When I say I am tired, please know the truth. I just need to stop fighting my body and regroup. 

They say my illnesses are invisible but I won't let that be true. For I share my life with others for it's my voice I have to share and care of what is important to me and become so true.

I enjoy spending my special moments helping others that I am working with online & the rest with my family for this has become my purpose to push through this all. 

I have found humor in things that my not seem funny to others but somehow to me. Laughing about it , has become my way to be. It may not be funny to ones who don't understand, but if you saw though my eyes for I moment I know you would know, just where I am coming from.

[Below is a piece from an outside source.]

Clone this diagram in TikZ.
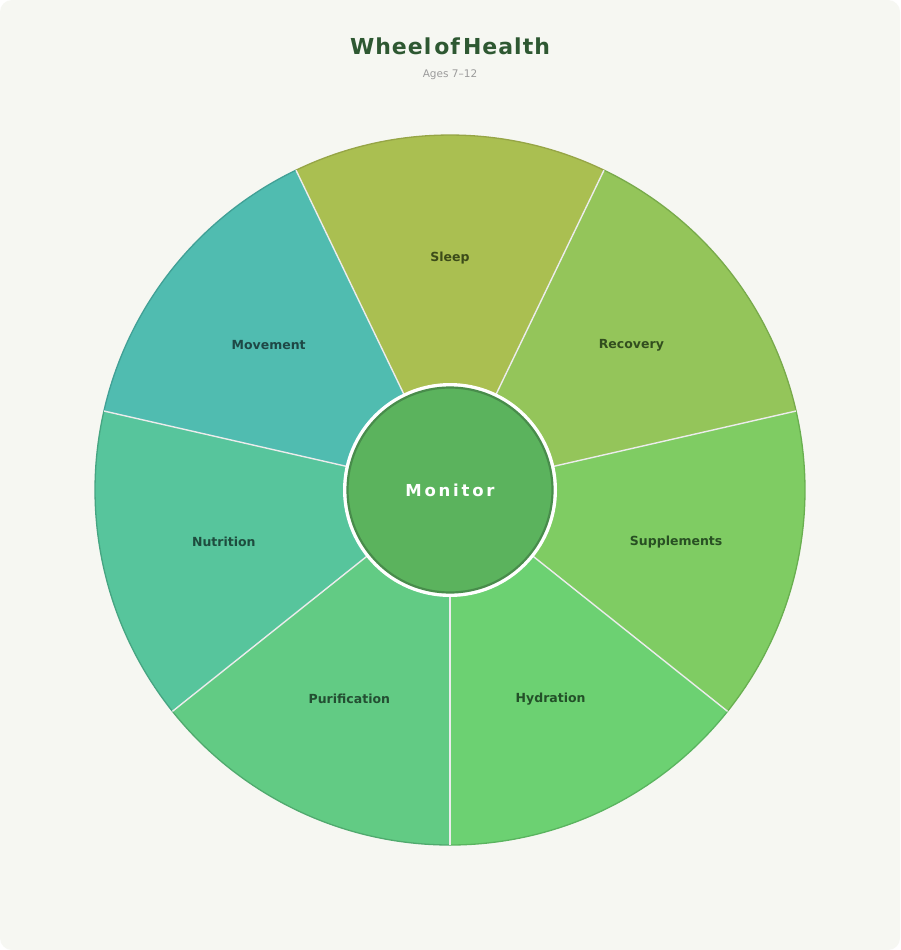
\documentclass[tikz,border=0pt]{standalone}
\usepackage{fontspec}
\setmainfont{DejaVu Sans}
\usetikzlibrary{calc}
\begin{document}
\begin{tikzpicture}[x=1pt,y=1pt,
  lbl/.style={font=\bfseries\fontsize{12.5}{14}\selectfont},
  radial/.style={draw=white!85!gray,line width=1.4pt}]
\useasboundingbox (0,-950) rectangle (900,0);
\fill[white] (0,-950) rectangle (900,0);
\fill[fill={rgb,255:red,246;green,247;blue,242},rounded corners=12pt] (0,-950) rectangle (900,0);
\coordinate (c) at (450,-490);
\def\R{355}
\foreach \a/\b/\fc/\dc in {
  64.29/115.71/{rgb,255:red,170;green,191;blue,81}/{rgb,255:red,150;green,165;blue,70},
  12.86/64.29/{rgb,255:red,148;green,197;blue,90}/{rgb,255:red,120;green,170;blue,75},
  -38.57/12.86/{rgb,255:red,127;green,204;blue,99}/{rgb,255:red,105;green,175;blue,80},
  -90/-38.57/{rgb,255:red,108;green,209;blue,114}/{rgb,255:red,90;green,180;blue,95},
  -141.43/-90/{rgb,255:red,98;green,203;blue,132}/{rgb,255:red,80;green,170;blue,110},
  167.14/218.57/{rgb,255:red,87;green,197;blue,156}/{rgb,255:red,70;green,165;blue,130},
  115.71/167.14/{rgb,255:red,80;green,188;blue,176}/{rgb,255:red,65;green,160;blue,150}}{
  \fill[fill=\fc] (c) -- ++(\a:\R) arc[start angle=\a,end angle=\b,radius=\R] -- cycle;
  \draw[draw=\dc,line width=1.3pt] ($(c)+(\a:\R)$) arc[start angle=\a,end angle=\b,radius=\R];
}
\foreach \a in {-90,-38.57,12.86,64.29,115.71,167.14,218.57}{
  \draw[radial] (c) -- ++(\a:\R);
}
\fill[white] (c) circle (107);
\node[circle,minimum size=205pt,inner sep=0pt,fill={rgb,255:red,91;green,179;blue,93},draw={rgb,255:red,72;green,140;blue,75},line width=2.2pt,text=white,font=\bfseries\fontsize{16.5}{18}\selectfont] (mon) at (c) {M\,o\,n\,i\,t\,o\,r};
\node[lbl,text={rgb,255:red,60;green,75;blue,25}] (sleep) at ($(c)+(90:232)$) {Sleep};
\node[lbl,text={rgb,255:red,50;green,78;blue,30}] (rec) at ($(c)+(38.57:232)$) {Recovery};
\node[lbl,text={rgb,255:red,40;green,80;blue,35}] (sup) at ($(c)+(-12.86:232)$) {Supplements};
\node[lbl,text={rgb,255:red,35;green,80;blue,40}] (hyd) at ($(c)+(-64.29:232)$) {Hydration};
\node[lbl,text={rgb,255:red,35;green,78;blue,50}] (pur) at ($(c)+(-115.71:232)$) {Purification};
\node[lbl,text={rgb,255:red,30;green,76;blue,62}] (nut) at ($(c)+(192.86:232)$) {Nutrition};
\node[lbl,text={rgb,255:red,30;green,72;blue,70}] (mov) at ($(c)+(141.43:232)$) {Movement};
\node[font=\bfseries\fontsize{22}{26}\selectfont,text={rgb,255:red,46;green,88;blue,50}] (title) at (450,-46) {W\kern1pt h\kern1pt e\kern1pt e\kern1pt l\kern3pt o\kern1pt f\kern3pt H\kern1pt e\kern1pt a\kern1pt l\kern1pt t\kern1pt h};
\node[font=\fontsize{10.5}{12}\selectfont,text={rgb,255:red,155;green,155;blue,155}] (sub) at (450,-75) {Ages 7–12};
\end{tikzpicture}
\end{document}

When I have those days that I feel like everything in my power has been taken from me, you may hear me snap. For I lose my shit too for I am still human and all. But I know things are just things. I have learned that money means nothing if your health isn't here to stay. I see this now more than ever and it's still hard to adjust to each day. I feel guilt from my high medical bills when I see them come in the mail each day. I see it all pile up and I know one by one we will make them go away.

I have big dreams ahead of me that feel exhausting just to think about. But I know they may take more time than I thought , but that won't make me give up.

This could go on and on I am sure. But in another blog post  for I am sure for there more to come. 

You see it's not always black and white like you may think. But I ask you to love all of me for being me. I am not broken though it may seem that way. I am honestly still just trying to adjust to my life and rebuilding it around my illnesses you see.

I have been telling you little white lies along the way and I ask you to forgive me today. For I guess I just never wanted to tell you for I don't want pitty, or I am Sorry's... I just want warm hugs, kind voices and love around me to try to understand , for I am not the same me I used to be but I will always be ok.

I know some say illnesses feel like a curse and I do understand that view . But I don't want to view it that way for I want to just keep trying each day to embrace all the things in life thay I can enjoy each day. Quality of life is a pricesless treasure this I know is true. It's just I am still adjusting to this all even though it's been 3 years, it feels so new.

Please take the time to try to understand what you can't see for each person like me might have their own white lies to say... but if you listen closely I bet you will know the secrets we hide each day.

Regardless how my life is different today, from what it once was . I am one blessed wife and mama with happiness on the way. For each day is a new adventure for me with chronic illnesses always being a part of me.